Menurut Judha, hal tersebut menjadi peringatan bagi semua pihak di Indonesia. Bukan sekadar menangani warga Indonesia menjadi korban online scam di luar negeri, tetapi bagaimana mencegah mereka agar tidak menjadi korban.
Dia menjelaskan modus perekrutan online scam ini dilakukan melalui media sosial. Yang ditawarkan sebagian besar adalah bekerja di bagian layanan konsumen dengan gaji $1.000-$1.200 atau sekitar Rp14,7 juta-Rp17,6 juta tanpa meminta kualifikasi khusus.
Kemudian mereka berangkat ke negara tujuan tidak dengan menggunakan visa kerja dari kedutaan besar negara bersangkutan di Jakarta.
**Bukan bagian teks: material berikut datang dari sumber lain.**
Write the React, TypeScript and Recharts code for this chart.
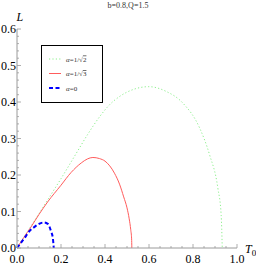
import { Legend, Line, LineChart, XAxis, YAxis } from "recharts";

// a = 1/sqrt(2)
const T_HALF = [0, 0.05, 0.1, 0.15, 0.2, 0.27, 0.32, 0.376, 0.42, 0.466, 0.527, 0.599, 0.678, 0.754, 0.83, 0.875, 0.913, 0.928, 0.933];
const L_HALF = [0, 0.047, 0.094, 0.142, 0.19, 0.26, 0.31, 0.36, 0.392, 0.415, 0.434, 0.442, 0.429, 0.397, 0.329, 0.256, 0.164, 0.091, 0];

// a = 1/sqrt(3)
const T_THIRD = [0, 0.03, 0.063, 0.1, 0.139, 0.2, 0.246, 0.292, 0.32, 0.345, 0.375, 0.4, 0.443, 0.466, 0.485, 0.5, 0.51, 0.517, 0.521, 0.522];
const L_THIRD = [0, 0.028, 0.057, 0.092, 0.126, 0.172, 0.207, 0.233, 0.244, 0.248, 0.245, 0.238, 0.205, 0.175, 0.14, 0.11, 0.08, 0.05, 0.025, 0];

// a = 0
const T_ZERO = [0, 0.034, 0.055, 0.08, 0.1, 0.122, 0.14, 0.155, 0.163, 0.167];
const L_ZERO = [0, 0.027, 0.045, 0.058, 0.066, 0.07, 0.066, 0.045, 0.027, 0];

const X_TICKS = [0, 0.05, 0.1, 0.15, 0.2, 0.25, 0.3, 0.35, 0.4, 0.45, 0.5, 0.55, 0.6, 0.65, 0.7, 0.75, 0.8, 0.85, 0.9, 0.95, 1.0];
const Y_TICKS = [
  0, 0.02, 0.04, 0.06, 0.08, 0.1, 0.12, 0.14, 0.16, 0.18, 0.2, 0.22, 0.24, 0.26, 0.28, 0.3,
  0.32, 0.34, 0.36, 0.38, 0.4, 0.42, 0.44, 0.46, 0.48, 0.5, 0.52, 0.54, 0.56, 0.58, 0.6,
];

const TITLE = "b=0.8,Q=1.5";

const toPoints = (ts: number[], ls: number[]) => ts.map((t, i) => ({ T: t, L: ls[i] }));

const SERIES = [
  { key: "half", root: "2", data: toPoints(T_HALF, L_HALF), color: "#8cf08c", width: 1, dash: "1.2 2.2" },
  { key: "third", root: "3", data: toPoints(T_THIRD, L_THIRD), color: "#ff5c5c", width: 1, dash: undefined },
  { key: "zero", root: null, data: toPoints(T_ZERO, L_ZERO), color: "#0000ff", width: 2, dash: "4 2.5" },
];

const SERIF = "'Liberation Serif', 'Times New Roman', serif";
const AXIS = "#9a9a9a";

const isMajor = (v: number, per: number) => Math.abs(v * per - Math.round(v * per)) < 1e-6;

function XTick({ x, y, payload }: any) {
  const v = payload.value as number;
  const major = isMajor(v, 5);
  return (
    <g>
      <line x1={x} x2={x} y1={y} y2={y - (major ? 4 : 2)} stroke={AXIS} strokeWidth={0.8} />
      {major && (
        <text x={x} y={y + 15} textAnchor="middle" fontSize={12} fontFamily={SERIF} fill="#000">
          {v.toFixed(1)}
        </text>
      )}
    </g>
  );
}

function YTick({ x, y, payload }: any) {
  const v = payload.value as number;
  const major = isMajor(v, 10);
  return (
    <g>
      <line x1={x} x2={x + (major ? 4 : 2)} y1={y} y2={y} stroke={AXIS} strokeWidth={0.8} />
      {major && (
        <text x={x - 1} y={y + 4} textAnchor="end" fontSize={12} fontFamily={SERIF} fill="#000">
          {v.toFixed(1)}
        </text>
      )}
    </g>
  );
}

function LegendBox() {
  return (
    <div style={{ width: 60, height: 56, border: "1.5px solid #000", background: "#fff" }}>
      <svg width={60} height={56}>
        {SERIES.map((s, i) => {
          const y = 13 + i * 14.5;
          return (
            <g key={s.key}>
              <line x1={7} x2={19} y1={y} y2={y} stroke={s.color} strokeWidth={s.width} strokeDasharray={s.dash} />
              <text x={24} y={y + 2.5} fontSize={7} fontFamily={SERIF} fill="#333">
                <tspan fontStyle="italic">α</tspan>
                {s.root ? "=1/√" : "=0"}
                {s.root && <tspan textDecoration="overline">{s.root}</tspan>}
              </text>
            </g>
          );
        })}
      </svg>
    </div>
  );
}

export default function App() {
  return (
    <div style={{ position: "absolute", left: 0, top: 0, width: 256, height: 265, background: "#fff" }}>
      <div
        style={{
          position: "absolute",
          top: 1,
          left: 0,
          width: 256,
          textAlign: "center",
          fontSize: 8,
          lineHeight: "9px",
          fontFamily: SERIF,
          color: "#333",
        }}
      >
        {TITLE}
      </div>
      <LineChart width={256} height={265} margin={{ top: 29, right: 19, bottom: 0, left: 0 }}>
        <XAxis
          type="number"
          dataKey="T"
          domain={[0, 1]}
          ticks={X_TICKS}
          interval={0}
          height={17}
          stroke={AXIS}
          tickLine={false}
          tickSize={0}
          tickMargin={0}
          tick={<XTick />}
          label={{
            content: ({ viewBox }: any) => (
              <text x={viewBox.x + viewBox.width + 8} y={viewBox.y + 5} fontFamily={SERIF} fill="#000">
                <tspan fontSize={12} fontStyle="italic">T</tspan>
                <tspan fontSize={9} dy={3}>0</tspan>
              </text>
            ),
          }}
        />
        <YAxis
          type="number"
          domain={[0, 0.6]}
          ticks={Y_TICKS}
          interval={0}
          width={17}
          stroke={AXIS}
          tickLine={false}
          tickSize={0}
          tickMargin={0}
          tick={<YTick />}
          label={{
            content: ({ viewBox }: any) => (
              <text
                x={viewBox.x + viewBox.width - 0.5}
                y={viewBox.y - 8}
                fontSize={12}
                fontStyle="italic"
                fontFamily={SERIF}
                fill="#000"
              >
                L
              </text>
            ),
          }}
        />
        <Legend
          layout="vertical"
          verticalAlign="middle"
          align="center"
          content={() => <LegendBox />}
          wrapperStyle={{ left: 41, top: 45, width: 63, height: 59 }}
        />
        {SERIES.map((s) => (
          <Line
            key={s.key}
            data={s.data}
            dataKey="L"
            type="monotone"
            stroke={s.color}
            strokeWidth={s.width}
            strokeDasharray={s.dash}
            dot={false}
            activeDot={false}
            isAnimationActive={false}
          />
        ))}
      </LineChart>
    </div>
  );
}
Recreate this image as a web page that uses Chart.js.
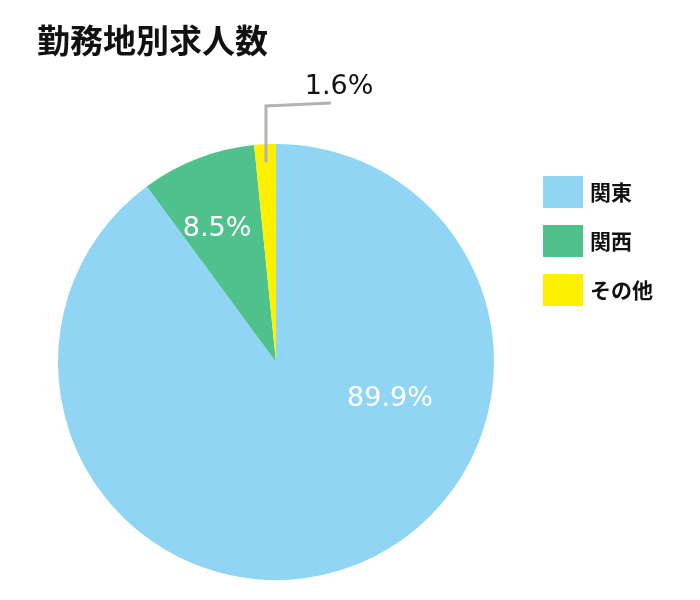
<!DOCTYPE html>
<html>
<head>
<meta charset="utf-8">
<script src="https://cdn.jsdelivr.net/npm/chart.js@4/dist/chart.umd.min.js"></script>
<style>
  html,body{margin:0;padding:0;background:#fff;}
  #wrap{width:700px;height:600px;position:relative;}
</style>
</head>
<body>
<div id="wrap"><canvas id="pieChart" width="700" height="600"></canvas></div>
<script>
// --- Data ---
const chartTitle = '勤務地別求人数';
const regions = ['関東', '関西', 'その他'];
const shares = [89.9, 8.5, 1.6];
const colors = ['#91D5F5', '#4FC18C', '#FFF000'];

const cjkFont = '"Noto Sans CJK JP", "Noto Sans", sans-serif';
const numFont = '"DejaVu Sans", "Noto Sans", sans-serif';

// --- Labels, title, legend drawn on the canvas ---
const decorPlugin = {
  id: 'decor',
  afterDraw(chart){
    const c = chart.ctx;
    const arcs = chart.getDatasetMeta(0).data;
    c.save();

    // title
    c.fillStyle = '#111';
    c.font = 'bold 33px ' + cjkFont;
    c.textAlign = 'left';
    c.textBaseline = 'middle';
    c.fillText(chartTitle, 37, 40);

    // legend
    c.font = 'bold 21px ' + cjkFont;
    regions.forEach((r,i)=>{
      const y = 176 + i*49;
      c.fillStyle = colors[i];
      c.fillRect(543, y, 40, 32);
      c.fillStyle = '#111';
      c.fillText(r, 590, y + 16);
    });

    // value labels
    c.textAlign = 'center';
    c.font = '27px ' + numFont;
    arcs.forEach((arc,i)=>{
      const txt = shares[i].toFixed(1) + '%';
      if(i === 0){
        c.fillStyle = '#fff';
        c.fillText(txt, arc.x + 114, arc.y + 37);
      } else if(i === 1){
        c.fillStyle = '#fff';
        c.fillText(txt, arc.x - 59, arc.y - 133);
      } else {
        // leader line from the small slice
        const mid = (arc.startAngle + arc.endAngle)/2;
        const sx = arc.x + Math.cos(mid)*(arc.outerRadius - 18);
        const sy = arc.y + Math.sin(mid)*(arc.outerRadius - 18);
        c.strokeStyle = '#B3B3B3';
        c.lineWidth = 3;
        c.beginPath();
        c.moveTo(sx, sy);
        c.lineTo(sx, 106);
        c.lineTo(331, 103);
        c.stroke();
        c.fillStyle = '#111';
        c.fillText(txt, 339, 87);
      }
    });
    c.restore();
  }
};

// --- Chart ---
const ctx = document.getElementById('pieChart').getContext('2d');
const chart = new Chart(ctx,{
  type:'pie',
  data:{
    labels: regions,
    datasets:[{data: shares, backgroundColor: colors, borderWidth: 0}]
  },
  options:{
    responsive:false,
    animation:false,
    layout:{padding:{left:58, top:144, right:206, bottom:20}},
    plugins:{
      legend:{display:false},
      title:{display:false},
      tooltip:{enabled:false}
    }
  },
  plugins:[decorPlugin]
});
</script>
</body>
</html>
Namun, menggunakan fasilitas bebas visa untuk kunjungan wisata sebagai sesama negara anggota ASEAN. Selain itu, ada yang berangkat dengan biaya sendiri atau dibiayai oleh perekrut.
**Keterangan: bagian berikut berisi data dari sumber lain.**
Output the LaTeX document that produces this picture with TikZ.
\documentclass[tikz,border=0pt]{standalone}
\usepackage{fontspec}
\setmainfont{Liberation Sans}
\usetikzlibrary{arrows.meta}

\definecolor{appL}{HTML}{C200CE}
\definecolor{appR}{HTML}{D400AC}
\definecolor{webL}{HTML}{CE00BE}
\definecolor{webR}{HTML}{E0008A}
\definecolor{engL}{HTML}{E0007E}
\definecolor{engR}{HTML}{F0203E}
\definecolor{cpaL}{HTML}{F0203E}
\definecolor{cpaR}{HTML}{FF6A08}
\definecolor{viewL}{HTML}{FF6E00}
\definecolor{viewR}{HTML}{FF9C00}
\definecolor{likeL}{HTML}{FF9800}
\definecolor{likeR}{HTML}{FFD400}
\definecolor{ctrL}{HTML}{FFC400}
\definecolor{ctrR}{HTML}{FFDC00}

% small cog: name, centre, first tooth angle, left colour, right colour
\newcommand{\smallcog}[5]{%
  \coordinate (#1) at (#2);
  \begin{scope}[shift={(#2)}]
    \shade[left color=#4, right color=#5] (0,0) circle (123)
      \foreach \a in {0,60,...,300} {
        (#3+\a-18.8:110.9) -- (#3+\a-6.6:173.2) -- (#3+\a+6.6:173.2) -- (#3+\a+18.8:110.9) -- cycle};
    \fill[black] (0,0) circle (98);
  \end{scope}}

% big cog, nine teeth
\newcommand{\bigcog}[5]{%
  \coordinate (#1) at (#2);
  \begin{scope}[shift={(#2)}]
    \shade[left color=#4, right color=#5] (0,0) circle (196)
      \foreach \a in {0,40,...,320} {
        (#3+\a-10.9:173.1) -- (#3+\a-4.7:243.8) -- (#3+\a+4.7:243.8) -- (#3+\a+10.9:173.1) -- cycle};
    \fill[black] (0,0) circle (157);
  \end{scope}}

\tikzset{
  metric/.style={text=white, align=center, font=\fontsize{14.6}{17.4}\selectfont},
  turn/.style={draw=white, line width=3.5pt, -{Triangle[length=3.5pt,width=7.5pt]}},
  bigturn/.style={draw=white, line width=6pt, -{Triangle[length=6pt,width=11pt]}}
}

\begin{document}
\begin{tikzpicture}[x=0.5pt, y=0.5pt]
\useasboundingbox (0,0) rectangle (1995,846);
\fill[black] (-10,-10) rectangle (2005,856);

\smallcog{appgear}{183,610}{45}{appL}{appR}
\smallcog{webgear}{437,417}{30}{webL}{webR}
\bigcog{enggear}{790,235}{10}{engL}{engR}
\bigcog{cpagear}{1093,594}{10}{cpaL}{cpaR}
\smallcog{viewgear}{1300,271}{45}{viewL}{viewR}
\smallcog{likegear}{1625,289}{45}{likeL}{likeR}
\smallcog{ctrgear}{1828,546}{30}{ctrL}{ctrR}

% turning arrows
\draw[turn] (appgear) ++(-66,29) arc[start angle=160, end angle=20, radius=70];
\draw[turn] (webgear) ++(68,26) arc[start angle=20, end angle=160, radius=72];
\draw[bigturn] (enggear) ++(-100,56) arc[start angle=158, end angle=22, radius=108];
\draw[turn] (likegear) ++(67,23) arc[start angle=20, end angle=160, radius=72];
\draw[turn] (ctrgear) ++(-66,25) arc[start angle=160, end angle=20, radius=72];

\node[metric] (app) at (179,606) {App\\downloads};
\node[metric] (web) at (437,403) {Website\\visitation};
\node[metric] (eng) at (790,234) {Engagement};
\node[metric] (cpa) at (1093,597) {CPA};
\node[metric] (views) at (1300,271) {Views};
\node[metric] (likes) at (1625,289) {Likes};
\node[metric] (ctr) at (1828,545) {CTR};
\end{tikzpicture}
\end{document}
Judha meminta warga Indonesia untuk berhati-hati terhadap modus-modus tersebut, terutama ketika ditawarkan bekerja di wilayah Kamboja, Thailand, Myanmar, Laos, dan Filipina. Dia menambahkan 20 warga Indonesia korban online scam sebenarnya tidak ditawarkan bekerja di Myanmar, tetapi di Thailand. Namun, mereka kemudian dibawa secara ilegal ke Myanmar.
Dia mewanti-wanti untuk berhati-hati terhadap tawaran bekerja melalui media sosial dengan gaji tinggi, tanpa syarat khusus, dan tanpa visa kerja. Selain itu, juga ada warga Indonesia yang memaksakan diri meski sudah paham risikonya.
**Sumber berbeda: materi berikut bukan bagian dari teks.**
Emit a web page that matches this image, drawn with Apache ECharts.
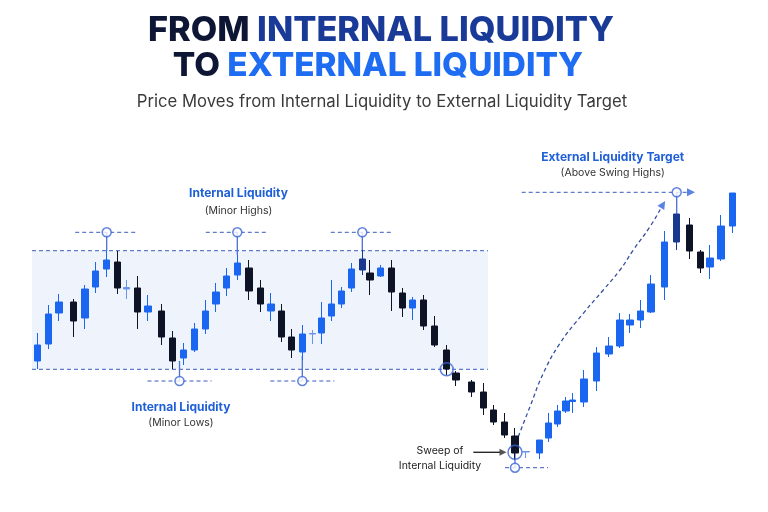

Judha mencontohkan, Kementerian Luar Negeri dengan KBRI di Ibu Kota Vientiane sudah memulangkan 15 warga Indonesia yang menjadi korban online scam di Laos. Ternyata, sebelas orang di antaranya berangkat kembali ke luar negeri dan bekerja di perusahaan online scam lagi.
Terkait langkah pencegahan, menurut Judha, Kementerian Luar Negeri memberikan data-data paspor korban online scam ke Direktorat Jenderal Imigrasi untuk dilakukan pengawasan. Akun-akun media sosial yang menawarkan tawaran kerja online scam sudah dilaporkan ke Kementerian Komunikasi dan Informatika agar ditutup.
Upaya pencegahan lainnya adalah melakukan sosialisasi dan edukasi kepada masyarakat umum dan pemerintah daerah agar waspada terhadap tawaran bekerja di luar negeri. Yang berangkat bekerja di luar negeri untuk perusahaan online scam adalah anak-anak muda yang memahami media sosial dan aktif di Internet.
Koordinator Bantuan Hukum Migrant Care Nurharsono berpendapat untuk mencegah perekrutan secara ilegal, Kementerian Ketenagakerjaan harus bekerja sama dengan Kementerian Desa Tertinggal untuk memaksimalkan peran desa dalam melakukan upaya-upaya perlindungan pekerja migran di tingkat desa.
“Desa punya wewenang memberikan verifikasi dokumen agar jelas-jelas PMI (Pekerja Migran Indonesia, red) tersebut dari warga desa tersebut, kemudian ada pendataan, ada informasi mengenai tata cara bekerja ke luar negeri, mana yang resmi, PT-PT yang resmi mana, yang tidak resmi mana?” ujar Nur.
Selain itu, lanjutnya, pemerintah pusat juga harus bersinergi dengan pemerintah daerah agar otoritas daerah membuat balai latihan kerja di wilayah masing-masing. Adannya balai pelatihan kerja diharapkan dapat meningkatkan kualitas calon pekerja migran dan pemahaman mereka terhadap hukum yang berlaku di negara tujuan.